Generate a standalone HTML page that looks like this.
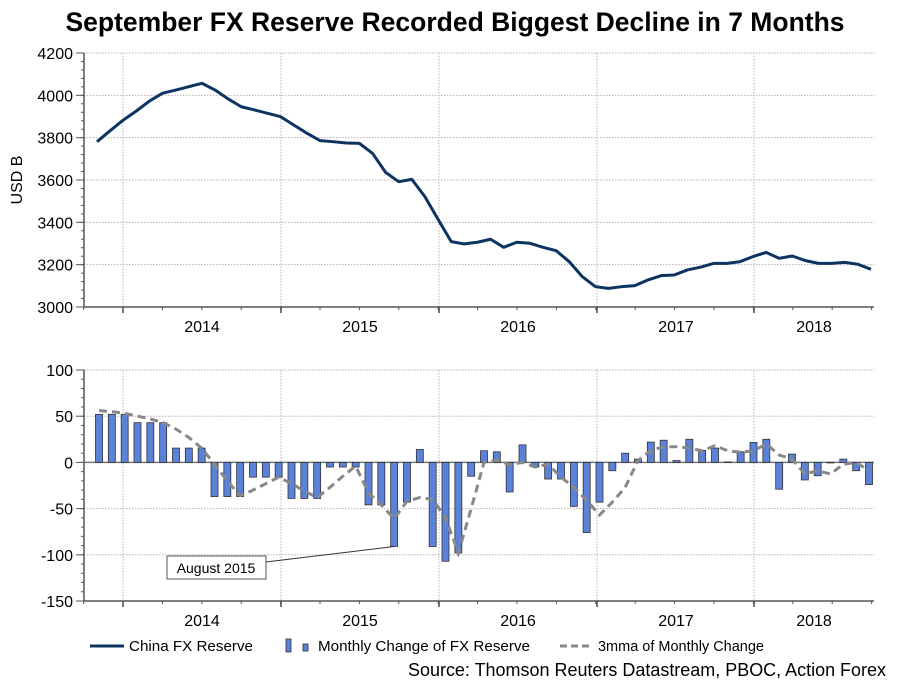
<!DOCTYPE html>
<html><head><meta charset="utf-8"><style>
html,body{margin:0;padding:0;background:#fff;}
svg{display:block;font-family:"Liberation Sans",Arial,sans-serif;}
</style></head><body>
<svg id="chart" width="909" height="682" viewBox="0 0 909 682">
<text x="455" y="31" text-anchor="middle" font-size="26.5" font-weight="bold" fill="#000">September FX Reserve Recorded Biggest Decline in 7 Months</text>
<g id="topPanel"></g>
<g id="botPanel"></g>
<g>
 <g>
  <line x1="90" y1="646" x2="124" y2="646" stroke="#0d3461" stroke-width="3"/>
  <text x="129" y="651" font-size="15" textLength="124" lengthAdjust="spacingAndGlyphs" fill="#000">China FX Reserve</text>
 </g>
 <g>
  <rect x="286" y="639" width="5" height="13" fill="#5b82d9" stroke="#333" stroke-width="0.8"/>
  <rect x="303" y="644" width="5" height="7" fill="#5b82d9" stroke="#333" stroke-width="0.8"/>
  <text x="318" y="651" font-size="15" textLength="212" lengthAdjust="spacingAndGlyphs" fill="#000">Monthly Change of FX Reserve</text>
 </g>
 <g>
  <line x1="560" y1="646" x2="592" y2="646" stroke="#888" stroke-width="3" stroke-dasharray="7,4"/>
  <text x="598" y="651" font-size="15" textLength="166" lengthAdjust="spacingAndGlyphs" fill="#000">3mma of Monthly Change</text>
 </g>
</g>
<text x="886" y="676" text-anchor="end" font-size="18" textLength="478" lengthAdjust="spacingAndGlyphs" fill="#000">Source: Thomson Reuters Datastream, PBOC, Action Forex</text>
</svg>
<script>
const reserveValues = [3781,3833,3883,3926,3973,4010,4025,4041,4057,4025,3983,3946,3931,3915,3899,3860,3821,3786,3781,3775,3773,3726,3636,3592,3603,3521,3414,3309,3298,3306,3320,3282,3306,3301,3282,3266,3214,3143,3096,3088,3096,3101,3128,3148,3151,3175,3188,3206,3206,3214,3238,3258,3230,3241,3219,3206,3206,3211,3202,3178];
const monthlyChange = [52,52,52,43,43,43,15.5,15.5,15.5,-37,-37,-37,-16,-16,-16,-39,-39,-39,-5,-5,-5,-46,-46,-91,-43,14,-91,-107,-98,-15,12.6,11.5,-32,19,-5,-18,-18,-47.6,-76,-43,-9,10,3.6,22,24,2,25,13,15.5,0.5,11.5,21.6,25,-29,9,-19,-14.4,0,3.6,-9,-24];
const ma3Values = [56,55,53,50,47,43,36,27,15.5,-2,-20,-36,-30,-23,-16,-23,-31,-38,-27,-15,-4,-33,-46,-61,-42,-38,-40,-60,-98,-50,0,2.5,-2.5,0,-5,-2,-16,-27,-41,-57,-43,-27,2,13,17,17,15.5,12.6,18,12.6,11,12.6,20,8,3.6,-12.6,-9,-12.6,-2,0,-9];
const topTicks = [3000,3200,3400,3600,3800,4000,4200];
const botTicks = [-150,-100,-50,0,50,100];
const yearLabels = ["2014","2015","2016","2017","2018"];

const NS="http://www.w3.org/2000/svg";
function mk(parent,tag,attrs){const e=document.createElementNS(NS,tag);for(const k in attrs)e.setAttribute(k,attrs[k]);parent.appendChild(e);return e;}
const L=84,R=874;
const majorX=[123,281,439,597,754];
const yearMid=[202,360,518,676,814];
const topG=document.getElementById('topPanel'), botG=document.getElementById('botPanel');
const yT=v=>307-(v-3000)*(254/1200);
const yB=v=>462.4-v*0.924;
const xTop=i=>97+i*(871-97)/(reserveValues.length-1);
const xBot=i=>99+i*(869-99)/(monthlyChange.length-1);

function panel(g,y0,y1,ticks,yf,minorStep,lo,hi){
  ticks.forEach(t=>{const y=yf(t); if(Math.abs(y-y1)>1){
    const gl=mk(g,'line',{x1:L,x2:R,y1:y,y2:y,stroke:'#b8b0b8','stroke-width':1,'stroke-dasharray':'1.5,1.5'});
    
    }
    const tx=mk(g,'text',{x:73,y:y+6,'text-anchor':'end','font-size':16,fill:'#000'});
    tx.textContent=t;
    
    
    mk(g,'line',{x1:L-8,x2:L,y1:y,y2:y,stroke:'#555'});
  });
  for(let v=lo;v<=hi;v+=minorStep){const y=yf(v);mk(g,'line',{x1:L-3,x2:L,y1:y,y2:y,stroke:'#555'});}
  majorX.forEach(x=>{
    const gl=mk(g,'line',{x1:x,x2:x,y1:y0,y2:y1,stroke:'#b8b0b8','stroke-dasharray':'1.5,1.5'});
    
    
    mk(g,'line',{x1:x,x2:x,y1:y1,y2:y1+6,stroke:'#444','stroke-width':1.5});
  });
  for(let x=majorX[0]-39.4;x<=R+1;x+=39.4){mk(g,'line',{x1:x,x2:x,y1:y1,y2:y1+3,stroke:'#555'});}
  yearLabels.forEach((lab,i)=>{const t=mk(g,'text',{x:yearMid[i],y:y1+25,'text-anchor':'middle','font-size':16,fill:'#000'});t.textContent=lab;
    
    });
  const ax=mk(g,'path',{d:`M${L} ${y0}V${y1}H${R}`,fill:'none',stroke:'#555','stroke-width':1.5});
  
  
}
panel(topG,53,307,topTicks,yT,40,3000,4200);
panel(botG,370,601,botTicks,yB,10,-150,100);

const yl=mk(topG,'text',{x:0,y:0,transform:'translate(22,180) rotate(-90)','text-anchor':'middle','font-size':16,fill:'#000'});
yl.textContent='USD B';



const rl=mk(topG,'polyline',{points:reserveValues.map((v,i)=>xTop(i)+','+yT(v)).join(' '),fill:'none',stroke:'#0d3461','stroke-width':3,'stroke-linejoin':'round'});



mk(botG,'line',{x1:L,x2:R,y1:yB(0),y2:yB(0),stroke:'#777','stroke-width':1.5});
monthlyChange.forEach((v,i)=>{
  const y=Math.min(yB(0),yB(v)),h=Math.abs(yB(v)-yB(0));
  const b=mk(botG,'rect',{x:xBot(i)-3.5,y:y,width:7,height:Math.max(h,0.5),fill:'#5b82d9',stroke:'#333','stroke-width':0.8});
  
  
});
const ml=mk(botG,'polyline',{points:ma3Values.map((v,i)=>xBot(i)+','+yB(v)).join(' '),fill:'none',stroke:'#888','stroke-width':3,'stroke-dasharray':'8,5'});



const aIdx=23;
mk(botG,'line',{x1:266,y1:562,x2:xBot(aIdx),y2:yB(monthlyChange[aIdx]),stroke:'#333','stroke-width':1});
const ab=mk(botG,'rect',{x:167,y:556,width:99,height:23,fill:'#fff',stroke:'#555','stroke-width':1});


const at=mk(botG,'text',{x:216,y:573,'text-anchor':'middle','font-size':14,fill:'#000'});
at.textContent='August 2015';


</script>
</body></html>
§
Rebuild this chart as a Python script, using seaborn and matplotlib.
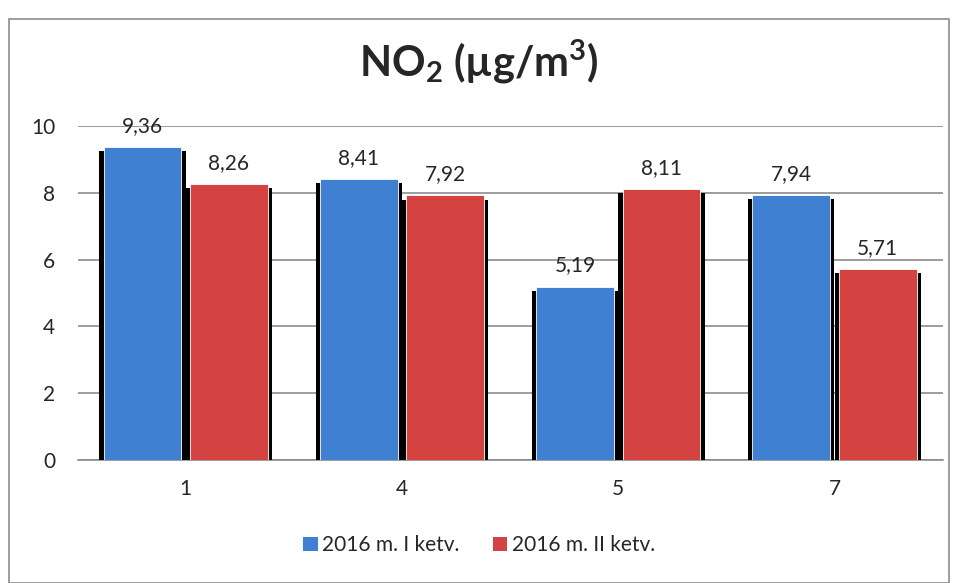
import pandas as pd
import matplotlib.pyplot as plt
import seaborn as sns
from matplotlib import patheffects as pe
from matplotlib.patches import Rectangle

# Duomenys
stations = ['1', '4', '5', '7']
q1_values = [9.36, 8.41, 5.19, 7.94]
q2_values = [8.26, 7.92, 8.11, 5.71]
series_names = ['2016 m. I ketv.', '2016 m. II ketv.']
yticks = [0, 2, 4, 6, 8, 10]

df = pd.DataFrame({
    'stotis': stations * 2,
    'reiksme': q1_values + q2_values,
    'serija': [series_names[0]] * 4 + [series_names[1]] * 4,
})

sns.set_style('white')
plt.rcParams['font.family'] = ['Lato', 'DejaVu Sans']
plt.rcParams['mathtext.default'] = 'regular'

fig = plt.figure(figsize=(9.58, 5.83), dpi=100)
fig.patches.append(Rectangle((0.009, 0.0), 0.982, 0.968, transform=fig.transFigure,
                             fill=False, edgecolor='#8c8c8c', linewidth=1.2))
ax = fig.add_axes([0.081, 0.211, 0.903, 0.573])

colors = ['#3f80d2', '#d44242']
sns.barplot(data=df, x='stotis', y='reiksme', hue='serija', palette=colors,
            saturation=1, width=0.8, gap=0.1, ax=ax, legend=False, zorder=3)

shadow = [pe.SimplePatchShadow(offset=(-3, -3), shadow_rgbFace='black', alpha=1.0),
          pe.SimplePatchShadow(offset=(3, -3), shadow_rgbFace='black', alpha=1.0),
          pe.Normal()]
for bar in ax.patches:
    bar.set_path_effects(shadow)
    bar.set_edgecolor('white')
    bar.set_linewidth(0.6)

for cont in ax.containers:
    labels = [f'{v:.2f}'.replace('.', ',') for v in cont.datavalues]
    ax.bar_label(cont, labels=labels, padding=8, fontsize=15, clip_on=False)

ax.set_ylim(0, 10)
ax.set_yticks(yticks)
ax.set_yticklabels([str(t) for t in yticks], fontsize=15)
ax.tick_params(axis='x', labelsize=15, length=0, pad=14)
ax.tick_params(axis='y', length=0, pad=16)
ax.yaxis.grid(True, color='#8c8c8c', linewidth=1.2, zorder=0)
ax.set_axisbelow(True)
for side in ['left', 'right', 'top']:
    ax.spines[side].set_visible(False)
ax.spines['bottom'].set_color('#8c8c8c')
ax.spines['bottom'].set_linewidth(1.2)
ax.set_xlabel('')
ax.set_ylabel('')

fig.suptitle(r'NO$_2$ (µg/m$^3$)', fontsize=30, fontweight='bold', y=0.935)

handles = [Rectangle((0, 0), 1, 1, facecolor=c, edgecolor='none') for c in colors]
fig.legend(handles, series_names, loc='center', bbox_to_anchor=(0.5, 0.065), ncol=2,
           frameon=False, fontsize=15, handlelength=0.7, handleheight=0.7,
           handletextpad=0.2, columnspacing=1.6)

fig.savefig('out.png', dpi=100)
§
Instructions for the task: Copy the part that starts at the line with "Rebuild this chart" and finishes at the line with "saturation=1, width=0.8, gap=0.1, ax=ax, legend=False, zorder=3)", both included, and nothing more. Pictures are left out.

Full response:
Rebuild this chart as a Python script, using seaborn and matplotlib.
import pandas as pd
import matplotlib.pyplot as plt
import seaborn as sns
from matplotlib import patheffects as pe
from matplotlib.patches import Rectangle

# Duomenys
stations = ['1', '4', '5', '7']
q1_values = [9.36, 8.41, 5.19, 7.94]
q2_values = [8.26, 7.92, 8.11, 5.71]
series_names = ['2016 m. I ketv.', '2016 m. II ketv.']
yticks = [0, 2, 4, 6, 8, 10]

df = pd.DataFrame({
    'stotis': stations * 2,
    'reiksme': q1_values + q2_values,
    'serija': [series_names[0]] * 4 + [series_names[1]] * 4,
})

sns.set_style('white')
plt.rcParams['font.family'] = ['Lato', 'DejaVu Sans']
plt.rcParams['mathtext.default'] = 'regular'

fig = plt.figure(figsize=(9.58, 5.83), dpi=100)
fig.patches.append(Rectangle((0.009, 0.0), 0.982, 0.968, transform=fig.transFigure,
                             fill=False, edgecolor='#8c8c8c', linewidth=1.2))
ax = fig.add_axes([0.081, 0.211, 0.903, 0.573])

colors = ['#3f80d2', '#d44242']
sns.barplot(data=df, x='stotis', y='reiksme', hue='serija', palette=colors,
            saturation=1, width=0.8, gap=0.1, ax=ax, legend=False, zorder=3)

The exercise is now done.